Input Processing

Input Processing#

The SparseCore accepts sparse inputs (ragged/list of list) packed into a COO format (see below). To convert sparse inputs into this format we provide the preprocess_sparse_dense_matmul_input() API. This function also returns the input statistics to tune FDO.

This preprocessed input can be directly fed to the tpu_sparse_dense_matmul() and tpu_sparse_dense_matmul_grad() functions.

Warning

JIT-ing this function with jax.jit() does not work.

Note

The resultant preprocess input arrays are instances of numpy.ndarray().

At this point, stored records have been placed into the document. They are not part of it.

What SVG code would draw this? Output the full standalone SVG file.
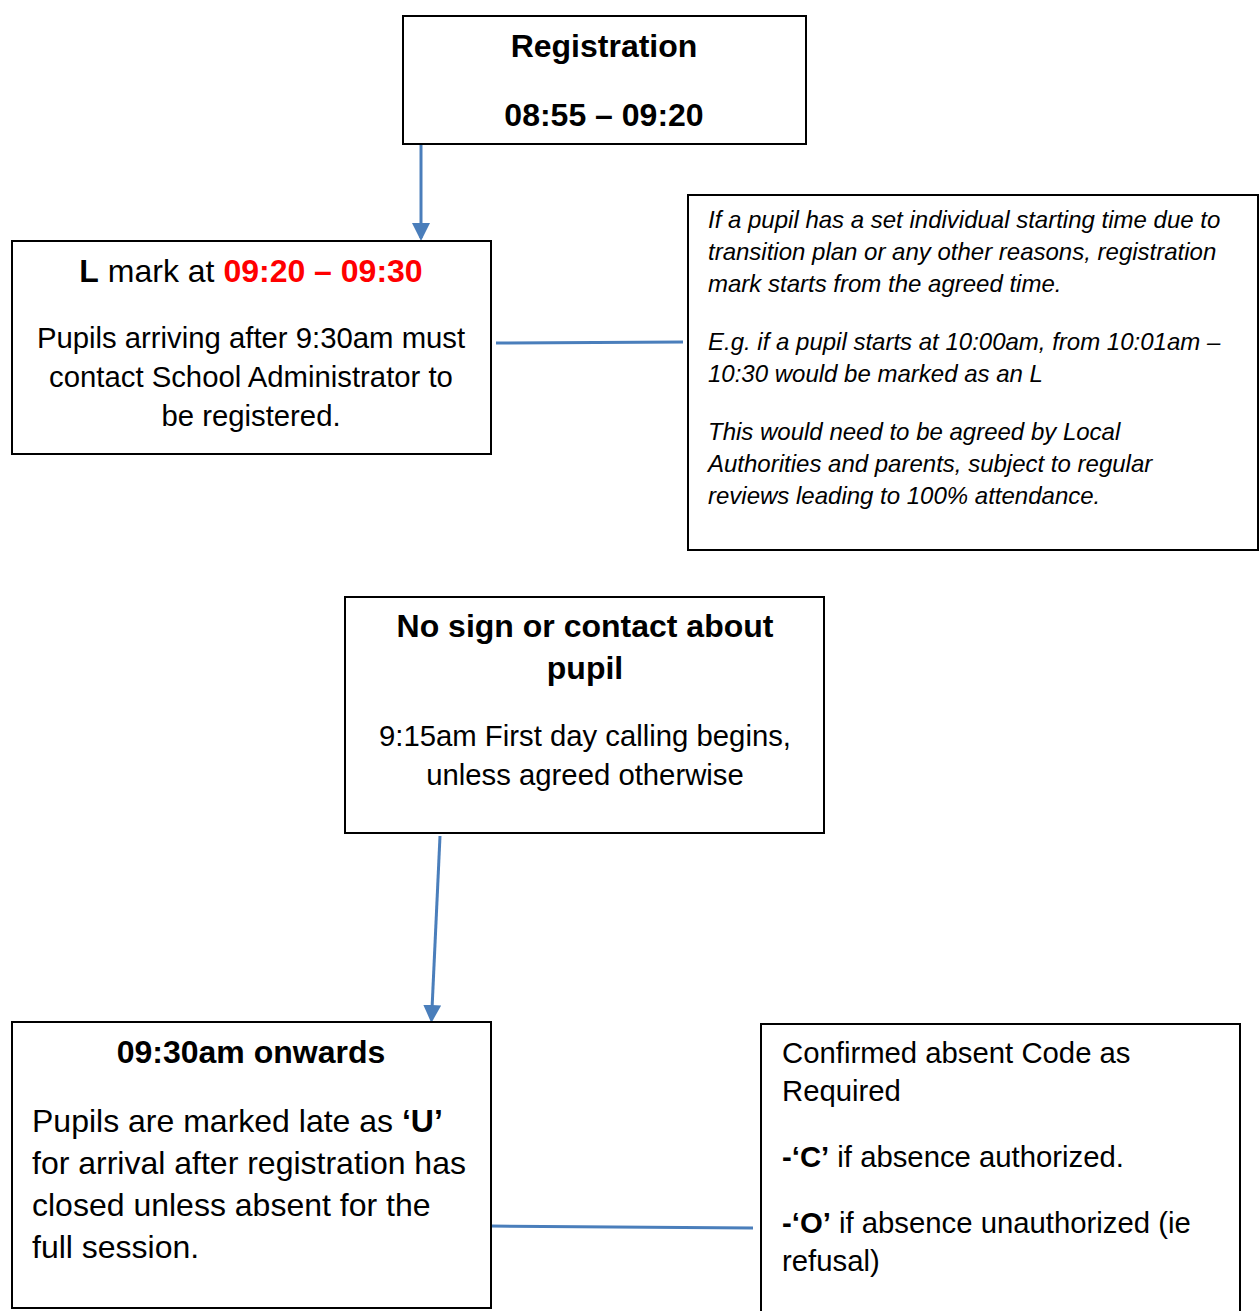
<svg xmlns="http://www.w3.org/2000/svg" width="1259" height="1311" viewBox="0 0 1259 1311">
<style>
.box{fill:#fff;stroke:#000;stroke-width:2}
text{font-family:"Liberation Sans",Arial,sans-serif;fill:#000}
.b{font-weight:bold}
.c{text-anchor:middle}
.it{font-style:italic;font-size:24px}
.body{font-size:29.3px}
.conn{stroke:#4A7EBB;stroke-width:3;fill:none}
.red{fill:#FF0000;font-weight:bold}
</style>
<defs>
<marker id="ah" markerWidth="6" markerHeight="6" refX="5" refY="3" orient="auto" markerUnits="strokeWidth">
<path d="M0,0 L6,3 L0,6 z" fill="#4A7EBB"/>
</marker>
</defs>
<g id="connectors">
<line class="conn" x1="421" y1="143" x2="421" y2="238" marker-end="url(#ah)"/>
<line class="conn" x1="496" y1="343" x2="683" y2="342"/>
<line class="conn" x1="440" y1="836" x2="431.5" y2="1020" marker-end="url(#ah)"/>
<line class="conn" x1="491" y1="1226" x2="753" y2="1228"/>
</g>
<g id="registration">
<rect class="box" x="403" y="16" width="403" height="128"/>
<text class="b c" x="604" y="57" font-size="32">Registration</text>
<text class="b c" x="604" y="126" font-size="32">08:55 – 09:20</text>
</g>
<g id="lmark">
<rect class="box" x="12" y="241" width="479" height="213"/>
<text class="c" x="251" y="282" font-size="32"><tspan class="b">L</tspan> mark at <tspan class="red">09:20 – 09:30</tspan></text>
<text class="c body" x="251" y="348">Pupils arriving after 9:30am must</text>
<text class="c body" x="251" y="387">contact School Administrator to</text>
<text class="c body" x="251" y="426">be registered.</text>
</g>
<g id="note">
<rect class="box" x="688" y="195" width="570" height="355"/>
<text class="it" x="708" y="228">If a pupil has a set individual starting time due to</text>
<text class="it" x="708" y="260">transition plan or any other reasons, registration</text>
<text class="it" x="708" y="292">mark starts from the agreed time.</text>
<text class="it" x="708" y="350">E.g. if a pupil starts at 10:00am, from 10:01am –</text>
<text class="it" x="708" y="382">10:30 would be marked as an L</text>
<text class="it" x="708" y="440">This would need to be agreed by Local</text>
<text class="it" x="708" y="472">Authorities and parents, subject to regular</text>
<text class="it" x="708" y="504">reviews leading to 100% attendance.</text>
</g>
<g id="nosign">
<rect class="box" x="345" y="597" width="479" height="236"/>
<text class="b c" x="585" y="637" font-size="32">No sign or contact about</text>
<text class="b c" x="585" y="679" font-size="32">pupil</text>
<text class="c body" x="585" y="746">9:15am First day calling begins,</text>
<text class="c body" x="585" y="785">unless agreed otherwise</text>
</g>
<g id="onwards">
<rect class="box" x="12" y="1022" width="479" height="286"/>
<text class="b c" x="251" y="1063" font-size="32">09:30am onwards</text>
<text x="32" y="1132" font-size="32">Pupils are marked late as <tspan class="b">‘U’</tspan></text>
<text x="32" y="1174" font-size="32">for arrival after registration has</text>
<text x="32" y="1216" font-size="32">closed unless absent for the</text>
<text x="32" y="1258" font-size="32">full session.</text>
</g>
<g id="confirmed">
<rect class="box" x="761" y="1024" width="479" height="300"/>
<text class="body" x="782" y="1063">Confirmed absent Code as</text>
<text class="body" x="782" y="1101">Required</text>
<text class="body" x="782" y="1167"><tspan class="b">-‘C’</tspan> if absence authorized.</text>
<text class="body" x="782" y="1233"><tspan class="b">-‘O’</tspan> if absence unauthorized (ie</text>
<text class="body" x="782" y="1271">refusal)</text>
</g>
</svg>
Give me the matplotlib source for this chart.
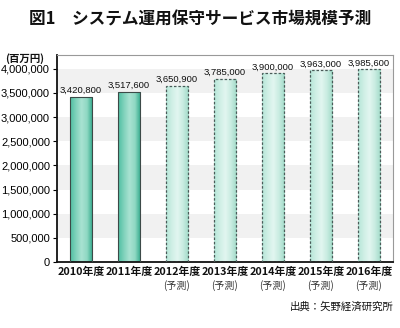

If you have an input that looks similar to tf.SparseTensor you can use preprocess_sparse_dense_matmul_input_from_sparse_tensor().

Internals#

Preprocessed Input format#

Each SparseCore has its own preprocessed input buffer, all of which are concatenated for a given device. Each SparseCore has a list of embedding IDs that require lookup on another SparseCore based on the sharding of embedding table. This requires a partitioning of these IDs into partitions for each SparseCore being queried. The buffer for each SparseCore looks something like this:

_images/CSR_Wrapped_COO.png

CSR Wrapped COO Buffer per SparseCore#

  • The row pointers point to the end of the partition for each partition (rounded to a multiple of 8).

  • The (local) embedding ID are with respect to the queried SparseCore.

  • The gains are the weights for the combiner.

  • The sample IDs are used to unflatten the list of samples and reconstruct the activations and gradients.

Some of the partitions may be empty leading to the wasted buffer space at the end.

To optimize for memory, it is thus important to utilize the suggested_coo_buffer_size_per_device FDO parameter.

Algorithm#

The algorithm works as follows for each stacked table:

  • COO Extraction:

    • From different input source formats such as numpy.ndarray(), tf.SparseTensor or RaggedTensor we create an instance of AbstractInputBatch that combines the samples and their weights.

  • Sorting and Grouping:

    • The stacked rows are partitioned into num_sc_per_device chunks and a monotonically increasing key (uint64_t) corresponding to each COO tensor is used to sort and group them into partitions. The key prioritizes global_sc_id then local_embedding_id, while also packing the index into the original list.

    • Duplicate global_sc_id and local_embedding_id values are de-duped by combining gains.

    • FDO stats: max_ids_per_partition, max_unique_ids_per_partition and required_coo_buffer_size are calculated.

  • Filling Buffer:

    • For each SparseCore, the partitions are packed in the above format using padding as needed to achieve the correct buffer alignment.